41.Further, the Labour Court can substitute the relief with compensation when retrenchment is invalid as per decision Lala Ram V. State of Rajesthan and another 2001 LLR 802 (Raj HC).
42.The 2nd Respondent/Labour Court, Vellore has exercised its discretion and instead of ordering his reinstatement has awarded a compensation of Rs.15,000/- to the 1st Respondent/Petitioner and in this regard, the Labour Court, Vellore is quite competent to award compensation as per law and in the present case, the compensation of Rs.15,000/- cannot be said to be an illegal one in the eye of law. The award of the 2nd Respondent/Labour Court, Vellore does not suffer from any material irregularity or patent illegality and as such, the Writ Petition filed by the Writ Petitioner/T.W.A.D. Board is devoid of merits and consequently, the same fails.

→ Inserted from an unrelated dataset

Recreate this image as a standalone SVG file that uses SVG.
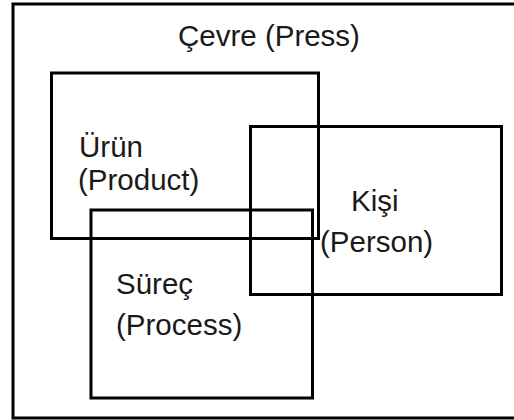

43.In the result, the Writ Petition is dismissed, leaving the parties to bear their own costs. The Award passed by the 2nd Respondent/Labour Court, Vellore in I.D.No.207 of 1996 dated 24.6.2002 insofar as it relates to the 1st Respondent/Workman is affirmed by this Court for the reasons assigned in this Writ Petition. Consequently, connected miscellaneous petitions are also dismissed.
19.04.2011 Index : Yes Internet : Yes Sgl To
1.The Presiding Officer, Labour Court, Vellore.
2.The Executive Engineer, Tamil Nadu Water Supply and Drainage Board, Maintenance Section, 75th Cross Street, Gandhi Nagar, Vellore 7.
M.VENUGOPAL,J.
Sgl Order in W.P.No.46265 of 2002 19.04.2011 W.P.No.46265 of 2002 and W.M.P.Nos.67339 & 67340 of 2002 and W.M.P.Nos.42920 of 2003 & 9088 of 2003 and W.M.P.No.66 of 2007 M.VENUGOPAL,J.
At the instance of Learned Counsel for the 1st Respondent/ Petitioner, the matter has been listed on 14.09.2011 under the caption 'For Being Mentioned'.
2.Heard the Learned Counsel for the 1st Respondent/Petitioner.
3.The Learned Counsel for the 1st Respondent/Petitioner submits that once the termination is found to be contrary to Section 25-F of the Industrial Disputes Act, 1947, the termination itself is void ab initio and the relief of reinstatement is to be granted.
4.To clarify the position, the existing paragraphs 40, 42 and 43 in the Order in W.P.No.46265 of 2002 dated 19.04.2011 are deleted and instead the following are substituted:-
40.The 2nd Respondent/Labour Court has opined that from 26.9.89 till 26.7.90 the 1st Respondent/Petitioner has worked for 237 days as seen from Ex.W.12 and further that since work has been refused to him from 26.12.90, which has not been denied on the side of the Writ Petitioner/T.W.A.D. Board, there is a possibility that the 1st Respondent/Petitioner would have worked for more than 240 days in a year and accordingly, the refusal of work is not correct and has decided the need of reinstating him.
42.On another occasion, the 2nd Respondent/Labour Court, Vellore, in the Award, has held that it cannot be calculated with certainty as to how many days he has come for work, even if the 1st Respondent/Petitioner has worked continuously without any work being denied to him. Hence, it has decided to grant just, certain consolidated amount, instead of awarding backwages. Finally, it has passed an award directing the reinstatement of 1st Respondent/Petitioner with continuity of service and other benefits within two months and has granted a consolidated sum of Rs.15,000/- (instead of granting the said sum towards backwages). In the instant case, since the Cheyyar Division of the Writ Petitioner/Board has been closed on completion of project, in law, such a termination of workman is not a retrenchment as per decision Telecom District Manager and others V. A.A. Angali and others, 2000 LLR 219 (Ker HC) and therefore, the benefit of Section 25-F of the Industrial Disputes Act is not available to the 1st Respondent/Petitioner, as opined by this Court. Further, a Court of Law can substitute the relief of reinstatement with compensation when retrenchment is invalid. Inasmuch as the 1st Respondent/Petitioner's termination is not a retrenchment on closure of Cheyyar Division, he is entitled to consolidated compensation amount of Rs.15,000/- only (like the term Consolation/Ex-gratia ), which cannot be said to be an illegal one and the same does not suffer from any material irregularity or patent illegality, in the eye of law. As such, the quantum of Rs.15,000/- only, as ordered by the 2nd Respondent /Labour Court, in its Award, is affirmed by this Court and not the other reliefs of reinstatement, continuity of service and other benefits.
43.Accordingly, the Writ Petition is ordered, in above terms. However, the liberty is granted to the 1st Respondent/ Petitioner to withdraw the sum of Rs.15,000/-, if deposited already by the Writ Petitioner/Board before the 2nd Respondent /Labour Court, in the manner known to law and in accordance with law. No costs. Connected Miscellaneous Petitions are closed.
M.VENUGOPAL,J.
Sgl The Registry is directed to incorporate the aforesaid paragraphs in the order and issue fresh copy of the order to the parties, free of cost.